Entries with chart source code:
## START
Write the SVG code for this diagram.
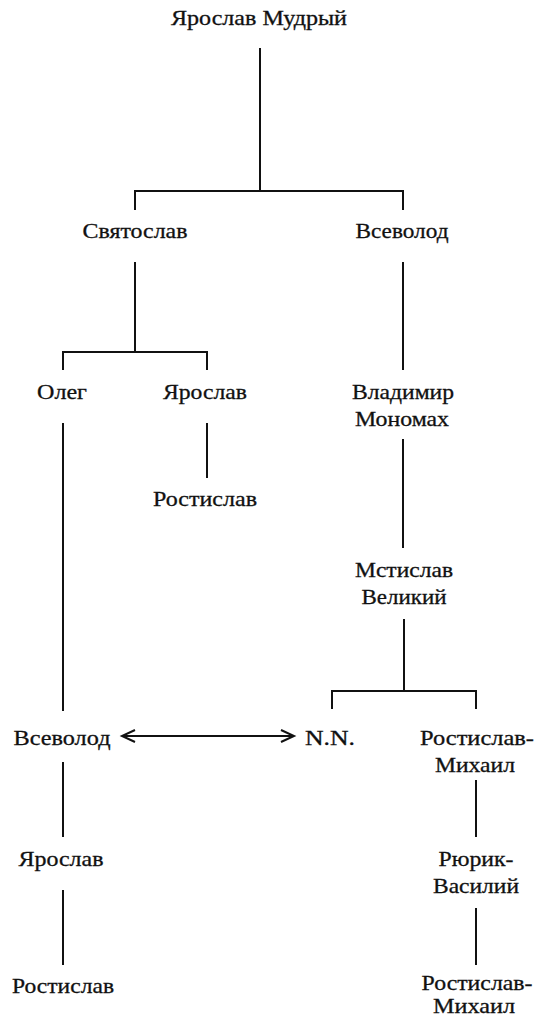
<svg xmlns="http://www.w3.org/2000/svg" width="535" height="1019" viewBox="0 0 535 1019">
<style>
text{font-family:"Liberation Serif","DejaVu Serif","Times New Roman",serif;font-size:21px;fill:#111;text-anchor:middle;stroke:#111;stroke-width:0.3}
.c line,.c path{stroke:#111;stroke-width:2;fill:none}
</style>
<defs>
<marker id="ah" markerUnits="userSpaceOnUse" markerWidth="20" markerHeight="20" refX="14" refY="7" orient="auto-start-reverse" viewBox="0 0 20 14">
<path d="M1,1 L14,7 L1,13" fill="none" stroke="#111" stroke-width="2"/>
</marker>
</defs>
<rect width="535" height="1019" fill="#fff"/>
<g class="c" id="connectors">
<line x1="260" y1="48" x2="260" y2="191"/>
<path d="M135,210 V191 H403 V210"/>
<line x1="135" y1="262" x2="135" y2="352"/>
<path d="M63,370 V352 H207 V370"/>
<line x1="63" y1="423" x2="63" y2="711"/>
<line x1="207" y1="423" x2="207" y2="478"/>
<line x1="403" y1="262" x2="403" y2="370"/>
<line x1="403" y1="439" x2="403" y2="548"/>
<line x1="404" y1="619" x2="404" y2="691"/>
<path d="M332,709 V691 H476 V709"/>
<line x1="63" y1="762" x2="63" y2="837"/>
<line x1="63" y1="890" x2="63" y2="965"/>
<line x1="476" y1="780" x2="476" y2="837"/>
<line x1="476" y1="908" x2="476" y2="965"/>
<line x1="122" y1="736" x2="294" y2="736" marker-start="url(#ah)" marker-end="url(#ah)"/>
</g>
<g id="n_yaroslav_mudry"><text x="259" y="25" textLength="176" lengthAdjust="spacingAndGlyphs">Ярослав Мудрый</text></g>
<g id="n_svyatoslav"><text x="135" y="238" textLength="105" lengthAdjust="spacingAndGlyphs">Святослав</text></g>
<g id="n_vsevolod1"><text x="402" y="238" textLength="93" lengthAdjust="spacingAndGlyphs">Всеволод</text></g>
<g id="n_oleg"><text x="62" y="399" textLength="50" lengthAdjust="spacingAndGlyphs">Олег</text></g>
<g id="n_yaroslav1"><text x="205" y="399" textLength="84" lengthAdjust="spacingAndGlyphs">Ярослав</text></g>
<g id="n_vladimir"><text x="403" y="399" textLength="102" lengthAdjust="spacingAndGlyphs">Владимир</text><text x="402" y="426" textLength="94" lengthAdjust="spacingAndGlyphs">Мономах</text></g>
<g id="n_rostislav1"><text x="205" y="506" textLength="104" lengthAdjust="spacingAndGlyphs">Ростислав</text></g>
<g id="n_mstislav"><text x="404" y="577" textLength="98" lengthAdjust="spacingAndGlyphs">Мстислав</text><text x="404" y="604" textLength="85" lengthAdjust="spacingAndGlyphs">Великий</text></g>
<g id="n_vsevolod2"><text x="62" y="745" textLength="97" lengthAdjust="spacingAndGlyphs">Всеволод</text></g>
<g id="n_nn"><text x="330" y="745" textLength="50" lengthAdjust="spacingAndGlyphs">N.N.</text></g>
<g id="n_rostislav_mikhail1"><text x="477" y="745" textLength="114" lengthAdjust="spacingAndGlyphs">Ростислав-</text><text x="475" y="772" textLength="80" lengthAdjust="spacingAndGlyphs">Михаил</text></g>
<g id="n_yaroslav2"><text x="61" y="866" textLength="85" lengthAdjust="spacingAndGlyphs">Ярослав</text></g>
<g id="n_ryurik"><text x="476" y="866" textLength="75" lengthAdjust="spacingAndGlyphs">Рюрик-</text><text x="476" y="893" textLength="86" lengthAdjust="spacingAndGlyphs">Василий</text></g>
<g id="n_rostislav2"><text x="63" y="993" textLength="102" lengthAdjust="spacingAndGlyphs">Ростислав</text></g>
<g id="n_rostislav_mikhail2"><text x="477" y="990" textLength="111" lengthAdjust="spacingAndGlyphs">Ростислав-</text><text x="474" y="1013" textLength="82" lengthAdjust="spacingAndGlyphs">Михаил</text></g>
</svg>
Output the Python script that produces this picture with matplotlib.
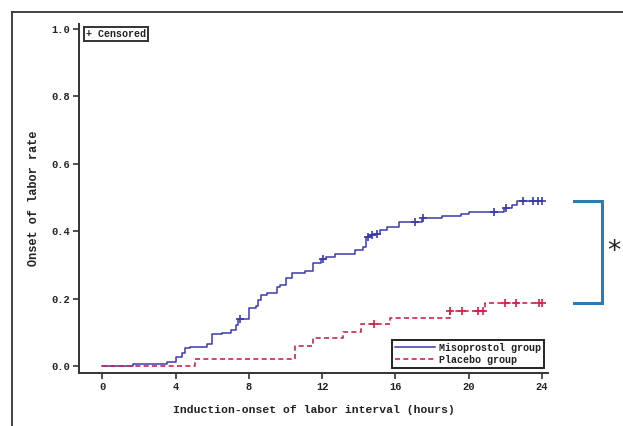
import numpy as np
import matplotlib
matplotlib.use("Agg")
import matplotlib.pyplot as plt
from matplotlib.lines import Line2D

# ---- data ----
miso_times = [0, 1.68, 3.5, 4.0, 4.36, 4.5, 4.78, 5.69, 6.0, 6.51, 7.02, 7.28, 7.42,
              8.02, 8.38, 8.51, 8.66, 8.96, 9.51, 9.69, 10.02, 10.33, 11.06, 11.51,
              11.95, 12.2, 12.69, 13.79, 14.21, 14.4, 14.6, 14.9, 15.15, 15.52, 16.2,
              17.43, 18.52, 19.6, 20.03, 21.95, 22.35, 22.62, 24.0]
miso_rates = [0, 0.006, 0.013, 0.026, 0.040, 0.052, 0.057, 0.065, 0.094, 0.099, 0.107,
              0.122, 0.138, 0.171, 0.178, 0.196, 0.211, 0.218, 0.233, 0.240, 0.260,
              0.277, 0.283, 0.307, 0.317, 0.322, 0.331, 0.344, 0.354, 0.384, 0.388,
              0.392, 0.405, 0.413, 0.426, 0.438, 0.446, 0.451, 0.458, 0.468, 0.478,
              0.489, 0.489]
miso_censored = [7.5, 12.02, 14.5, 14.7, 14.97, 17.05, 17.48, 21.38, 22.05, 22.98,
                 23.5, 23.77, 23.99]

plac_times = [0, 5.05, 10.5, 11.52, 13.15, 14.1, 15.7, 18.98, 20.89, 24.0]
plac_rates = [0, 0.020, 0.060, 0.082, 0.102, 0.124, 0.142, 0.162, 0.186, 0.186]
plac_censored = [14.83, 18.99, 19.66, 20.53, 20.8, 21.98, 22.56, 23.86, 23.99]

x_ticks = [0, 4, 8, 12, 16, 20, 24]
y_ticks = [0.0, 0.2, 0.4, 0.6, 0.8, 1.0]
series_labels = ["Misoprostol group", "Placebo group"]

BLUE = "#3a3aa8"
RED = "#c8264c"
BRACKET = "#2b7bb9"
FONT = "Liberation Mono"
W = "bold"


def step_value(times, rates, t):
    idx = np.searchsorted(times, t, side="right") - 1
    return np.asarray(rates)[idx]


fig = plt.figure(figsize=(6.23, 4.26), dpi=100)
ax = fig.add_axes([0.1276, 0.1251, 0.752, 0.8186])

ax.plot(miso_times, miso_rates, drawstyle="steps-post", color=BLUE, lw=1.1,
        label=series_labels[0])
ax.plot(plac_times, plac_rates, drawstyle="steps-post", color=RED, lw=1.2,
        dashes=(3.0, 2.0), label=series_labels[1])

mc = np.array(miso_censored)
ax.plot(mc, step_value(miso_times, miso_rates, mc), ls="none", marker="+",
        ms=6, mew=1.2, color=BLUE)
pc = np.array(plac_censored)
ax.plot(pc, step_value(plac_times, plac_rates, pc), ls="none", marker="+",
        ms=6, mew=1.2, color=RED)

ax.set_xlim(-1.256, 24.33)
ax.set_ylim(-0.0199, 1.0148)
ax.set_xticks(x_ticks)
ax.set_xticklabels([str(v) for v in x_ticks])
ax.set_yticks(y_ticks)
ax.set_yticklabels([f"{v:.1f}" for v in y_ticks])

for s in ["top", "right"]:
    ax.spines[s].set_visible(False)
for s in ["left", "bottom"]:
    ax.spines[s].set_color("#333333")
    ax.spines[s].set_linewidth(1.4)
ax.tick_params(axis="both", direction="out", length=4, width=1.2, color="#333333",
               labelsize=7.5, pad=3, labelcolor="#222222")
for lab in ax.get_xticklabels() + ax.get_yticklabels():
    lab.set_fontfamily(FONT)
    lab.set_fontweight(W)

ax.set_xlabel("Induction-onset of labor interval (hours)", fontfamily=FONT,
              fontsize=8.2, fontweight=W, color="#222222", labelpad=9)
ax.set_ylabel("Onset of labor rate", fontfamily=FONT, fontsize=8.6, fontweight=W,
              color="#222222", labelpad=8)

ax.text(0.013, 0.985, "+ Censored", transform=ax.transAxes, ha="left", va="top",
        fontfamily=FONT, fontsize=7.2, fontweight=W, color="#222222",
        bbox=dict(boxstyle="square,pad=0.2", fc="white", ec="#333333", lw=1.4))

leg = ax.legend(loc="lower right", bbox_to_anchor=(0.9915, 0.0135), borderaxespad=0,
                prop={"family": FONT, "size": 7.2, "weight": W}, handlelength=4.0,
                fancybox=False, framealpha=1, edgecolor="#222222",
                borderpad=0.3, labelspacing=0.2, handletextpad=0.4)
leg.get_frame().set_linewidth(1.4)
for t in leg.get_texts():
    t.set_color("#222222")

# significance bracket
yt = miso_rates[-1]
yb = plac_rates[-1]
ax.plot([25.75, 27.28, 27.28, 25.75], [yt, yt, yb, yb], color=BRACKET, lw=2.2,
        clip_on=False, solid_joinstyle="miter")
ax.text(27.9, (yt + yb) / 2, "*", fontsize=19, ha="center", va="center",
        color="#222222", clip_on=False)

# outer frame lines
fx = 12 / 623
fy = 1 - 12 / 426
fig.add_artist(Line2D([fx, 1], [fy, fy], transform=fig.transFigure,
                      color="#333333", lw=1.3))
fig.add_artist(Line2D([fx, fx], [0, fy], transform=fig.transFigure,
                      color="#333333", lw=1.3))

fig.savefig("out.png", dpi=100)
## END
# Task objective
Take out nothing but the lines from the one containing "Output the Python" to the one containing "from matplotlib.lines import Line2D", inclusive, retyped exactly. Drop the pictures.

# Expected output
Output the Python script that produces this picture with matplotlib.
import numpy as np
import matplotlib
matplotlib.use("Agg")
import matplotlib.pyplot as plt
from matplotlib.lines import Line2D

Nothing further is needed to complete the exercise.